▸ Instructions to follow: Leave out the pictures and set down exactly the lines from the start of the listing through the one with "import * as d3 from 'd3';", both included.

## BEGIN Source excerpt

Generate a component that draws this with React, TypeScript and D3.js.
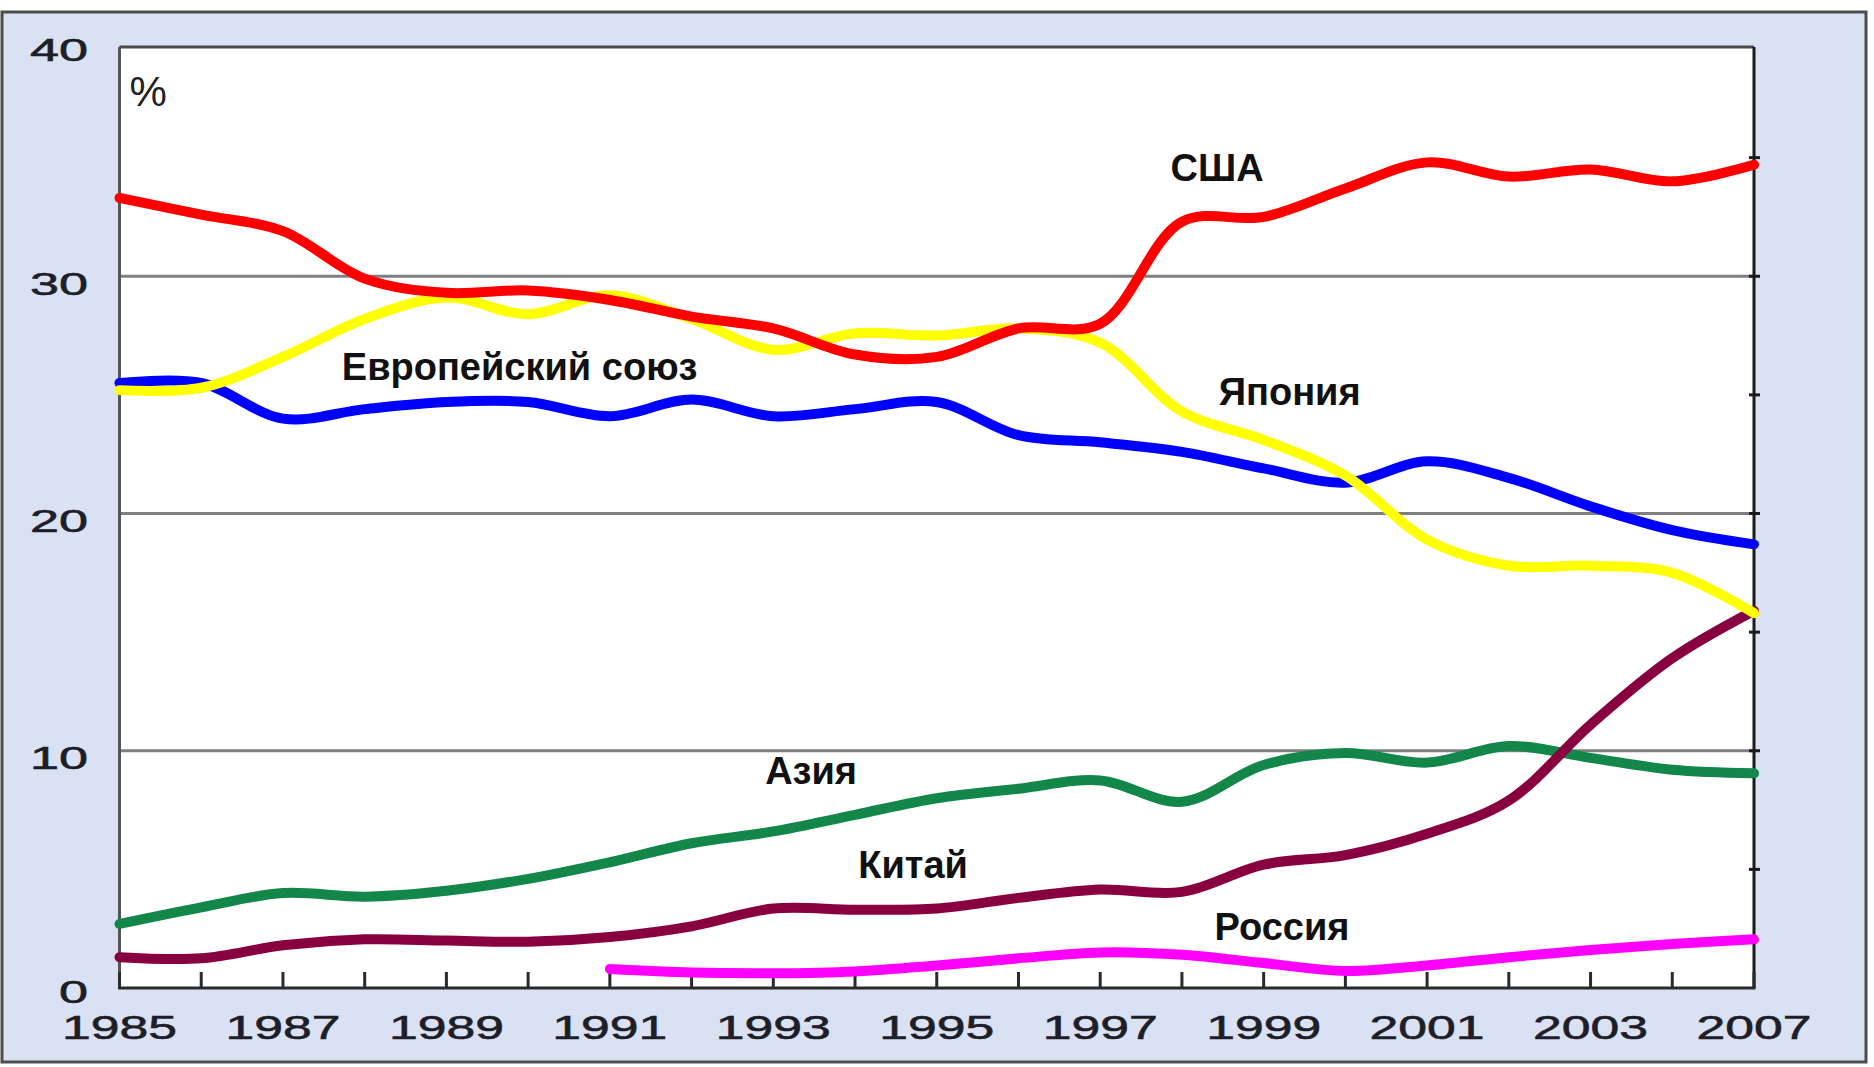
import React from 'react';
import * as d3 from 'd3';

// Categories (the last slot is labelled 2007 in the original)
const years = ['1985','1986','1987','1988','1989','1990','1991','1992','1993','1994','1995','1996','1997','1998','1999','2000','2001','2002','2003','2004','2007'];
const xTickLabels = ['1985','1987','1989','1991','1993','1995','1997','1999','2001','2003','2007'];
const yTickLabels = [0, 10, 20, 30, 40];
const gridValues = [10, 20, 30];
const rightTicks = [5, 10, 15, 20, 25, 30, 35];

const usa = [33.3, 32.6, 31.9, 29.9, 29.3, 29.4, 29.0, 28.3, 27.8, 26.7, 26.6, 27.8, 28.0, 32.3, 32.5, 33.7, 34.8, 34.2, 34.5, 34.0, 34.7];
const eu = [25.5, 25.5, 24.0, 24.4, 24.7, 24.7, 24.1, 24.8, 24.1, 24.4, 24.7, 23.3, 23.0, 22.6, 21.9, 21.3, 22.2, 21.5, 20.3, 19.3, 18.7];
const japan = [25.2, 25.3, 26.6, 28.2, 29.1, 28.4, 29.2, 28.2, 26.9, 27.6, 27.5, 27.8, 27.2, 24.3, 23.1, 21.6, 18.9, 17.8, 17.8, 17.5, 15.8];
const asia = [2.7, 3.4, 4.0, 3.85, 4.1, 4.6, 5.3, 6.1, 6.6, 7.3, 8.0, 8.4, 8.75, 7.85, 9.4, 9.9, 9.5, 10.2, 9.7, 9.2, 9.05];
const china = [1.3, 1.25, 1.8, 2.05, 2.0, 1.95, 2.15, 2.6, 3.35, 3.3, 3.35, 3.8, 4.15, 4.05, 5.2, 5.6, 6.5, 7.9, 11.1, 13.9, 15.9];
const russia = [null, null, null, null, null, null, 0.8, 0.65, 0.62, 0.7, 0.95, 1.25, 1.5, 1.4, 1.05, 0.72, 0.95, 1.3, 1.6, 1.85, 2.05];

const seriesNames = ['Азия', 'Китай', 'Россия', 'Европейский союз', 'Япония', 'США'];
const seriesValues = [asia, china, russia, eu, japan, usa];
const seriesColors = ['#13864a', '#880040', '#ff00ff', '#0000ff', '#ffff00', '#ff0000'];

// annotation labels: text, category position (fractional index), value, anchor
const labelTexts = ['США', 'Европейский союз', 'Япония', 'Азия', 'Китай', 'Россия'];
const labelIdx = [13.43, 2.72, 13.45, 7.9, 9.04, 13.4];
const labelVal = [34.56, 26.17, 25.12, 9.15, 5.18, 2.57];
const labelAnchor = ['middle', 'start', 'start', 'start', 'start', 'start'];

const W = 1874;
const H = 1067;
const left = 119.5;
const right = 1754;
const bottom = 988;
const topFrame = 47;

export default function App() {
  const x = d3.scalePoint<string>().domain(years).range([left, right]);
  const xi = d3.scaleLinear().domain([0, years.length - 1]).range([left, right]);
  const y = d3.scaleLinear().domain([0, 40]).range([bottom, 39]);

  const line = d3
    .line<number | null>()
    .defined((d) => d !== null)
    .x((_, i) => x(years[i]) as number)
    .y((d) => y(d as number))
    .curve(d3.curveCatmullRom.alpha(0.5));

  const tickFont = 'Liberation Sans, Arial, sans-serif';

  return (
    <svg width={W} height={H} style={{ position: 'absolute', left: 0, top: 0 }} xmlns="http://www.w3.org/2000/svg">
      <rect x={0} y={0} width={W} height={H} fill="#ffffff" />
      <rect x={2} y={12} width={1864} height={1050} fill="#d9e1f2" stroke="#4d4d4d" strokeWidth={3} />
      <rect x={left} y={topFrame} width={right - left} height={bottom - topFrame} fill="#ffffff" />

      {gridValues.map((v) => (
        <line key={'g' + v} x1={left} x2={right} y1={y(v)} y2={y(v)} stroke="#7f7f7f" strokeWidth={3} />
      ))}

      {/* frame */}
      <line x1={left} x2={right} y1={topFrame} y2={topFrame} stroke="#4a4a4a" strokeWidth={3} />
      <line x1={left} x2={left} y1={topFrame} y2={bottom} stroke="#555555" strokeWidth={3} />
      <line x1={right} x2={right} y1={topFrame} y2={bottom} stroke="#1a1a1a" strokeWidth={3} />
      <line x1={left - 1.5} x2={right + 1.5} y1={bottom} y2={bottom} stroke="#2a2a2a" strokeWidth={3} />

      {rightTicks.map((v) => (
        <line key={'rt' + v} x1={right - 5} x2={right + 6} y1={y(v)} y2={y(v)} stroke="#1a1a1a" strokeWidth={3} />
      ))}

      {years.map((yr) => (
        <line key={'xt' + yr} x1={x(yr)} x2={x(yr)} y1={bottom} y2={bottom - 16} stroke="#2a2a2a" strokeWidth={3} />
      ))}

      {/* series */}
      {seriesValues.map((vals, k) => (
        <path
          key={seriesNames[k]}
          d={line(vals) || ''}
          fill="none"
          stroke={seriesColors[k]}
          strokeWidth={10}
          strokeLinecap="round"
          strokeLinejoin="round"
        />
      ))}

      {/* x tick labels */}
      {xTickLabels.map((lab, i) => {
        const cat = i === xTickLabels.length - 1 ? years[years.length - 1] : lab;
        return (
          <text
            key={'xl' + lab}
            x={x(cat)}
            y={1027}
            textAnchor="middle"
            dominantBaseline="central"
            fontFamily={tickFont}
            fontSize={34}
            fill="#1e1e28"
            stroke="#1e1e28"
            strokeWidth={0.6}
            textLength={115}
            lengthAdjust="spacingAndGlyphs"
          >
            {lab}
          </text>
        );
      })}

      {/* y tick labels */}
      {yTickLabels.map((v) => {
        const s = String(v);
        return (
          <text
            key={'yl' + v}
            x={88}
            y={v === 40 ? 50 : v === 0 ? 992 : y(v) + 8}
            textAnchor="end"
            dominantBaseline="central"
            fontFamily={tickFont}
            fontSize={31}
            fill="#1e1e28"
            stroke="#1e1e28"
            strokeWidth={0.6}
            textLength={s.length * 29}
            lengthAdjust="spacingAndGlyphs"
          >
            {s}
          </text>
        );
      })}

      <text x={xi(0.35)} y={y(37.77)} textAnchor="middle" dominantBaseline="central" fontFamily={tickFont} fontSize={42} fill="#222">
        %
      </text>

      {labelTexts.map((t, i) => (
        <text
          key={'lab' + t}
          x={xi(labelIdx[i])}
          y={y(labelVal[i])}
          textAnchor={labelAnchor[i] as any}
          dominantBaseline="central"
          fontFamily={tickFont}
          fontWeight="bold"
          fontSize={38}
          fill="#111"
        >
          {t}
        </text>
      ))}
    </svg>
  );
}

## END Source excerpt

▸ Result below:
Generate a component that draws this with React, TypeScript and D3.js.
import React from 'react';
import * as d3 from 'd3';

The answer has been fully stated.